A vociferous anti-Boycott, Divestment and Sanctions campaigner appointed by President Donald Trump to head a top civil rights organisation has re-opened a seven-year-old case over alleged anti-Semitism in an American university. The newly appointed official is seeking to use a controversial definition of anti-Semitism to revisit a case dismissed under the administration of Barack Obama.
In 2011 the Office for Civil Rights (OCR) – an agency of the US Department of Education that is primarily focused on enforcing civil rights laws prohibiting schools from engaging in discrimination – dismissed a complaint put forward by the Zionist Organisation of America (ZOA) over an alleged anti-Semitism incident at Rutgers University.
The event in question was sponsored by Belief Awareness Knowledge and Action, a pro-Palestinian group, and according to the Haaretz was called "Never Again for Anyone". It's reported that the organisers were attempting to expand the Holocaust remembrance slogan to also refer to other offenses, including Israeli abuses of the Palestinians.

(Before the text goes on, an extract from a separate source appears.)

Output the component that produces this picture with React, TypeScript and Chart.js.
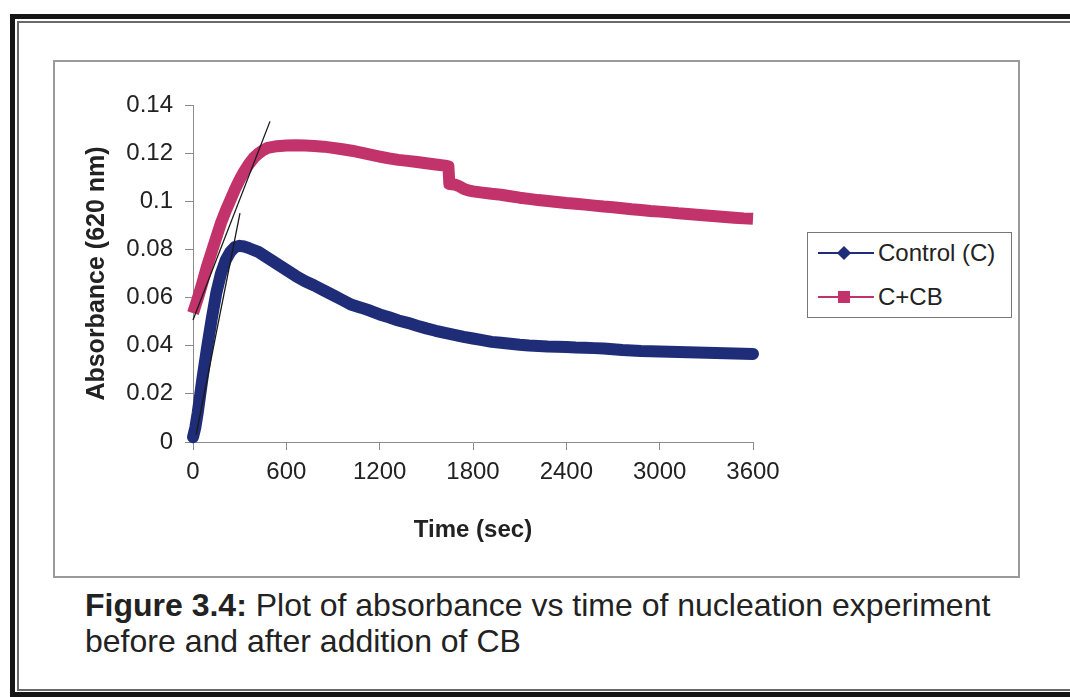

At a certain point, the organisers are said to have begun charging a $5 admission fee; a decision that became central to the complaint raised by the ZOA. Admission to the event was advertised as being free but according to the ZOA the students started charging once they found out that "150 Zionists just showed up!" ZOA said that the comment about Zionists showing up was found in an email exchange between students. ZOA were trying to make the case that the organisers were discriminating against Jews by introducing an admission fee for Zionists.
The OCR initially did not consider the email as evidence because it had been redacted, so it dismissed the complaint. In a 2014 letter, it said there was no evidence that only Jews were charged admission, or that others got in for free unfairly.
"OCR did not find sufficient evidence to substantiate that any individuals were treated differently, based on national origin, with respect to the imposition of the admission fee," read a 2014 letter from the office to ZOA.
Three similar complaints were dismissed by the OCR in other schools. The ruling on all four complaints was praised by Palestine Legal, a group that advocates on behalf of pro-Palestinian students. "Political activity advocating for Palestinian human rights does not violate the civil rights of Jewish students who find such criticism offensive, and that, to the contrary, colleges and universities have an obligation to create an environment that supports freedom of expression," a statement by the legal group said in 2014.
A Trump appointee, Kenneth Marcus, described as a vociferous opponent of BDS, re-opened the case last week over the 2011 incident. In reopening the probe, Marcus is said to have employed the International Holocaust Remembrance Alliance (IHRA) definition of anti-Semitism which equates criticism of Israel and Zionism with anti-Semitism.
Susan Tuchman, director of the ZOA's Centre for Law and Justice, sees that as an important precedent. "OCR for the first time is going to be using the State Department's definition of anti-Semitism." Tuchman told Jewish Telegraph Agency on Friday. Endorsing the decision, Tuchman added: "It's important because that State Department definition recognises that some anti-Israelism and anti-Zionism crosses the line into anti-Semitism."
A profile of Marcus carried by the Intercept said that prior to his appointment by Trump he served under former president George W. Bush and spent years campaigning for crackdowns on Palestinian-American student activism and laws to punish Americans who support the Palestinian-led BDS movement. He is said to make little distinction between anti-Semitism and a boycott of Israel for its violations of international law.
The profile also revealed that Marcus had testified before state legislatures in favour of laws banning contracts with individuals who refuse to pledge not to boycott Israel.
The renewed investigation comes some three months after Marcus was confirmed to his position by the Senate. Critics have described his reopening of the case as an attempt to criminalise support for Palestinians in American campuses.
The IHRA code of conduct has caused a long running row within the British Labour Party. While the definition of anti-Semitism adopted by the IHRA code is universally endorsed, the examples cited in the document conflating criticism of Israel with anti-Semitism are widely rejected.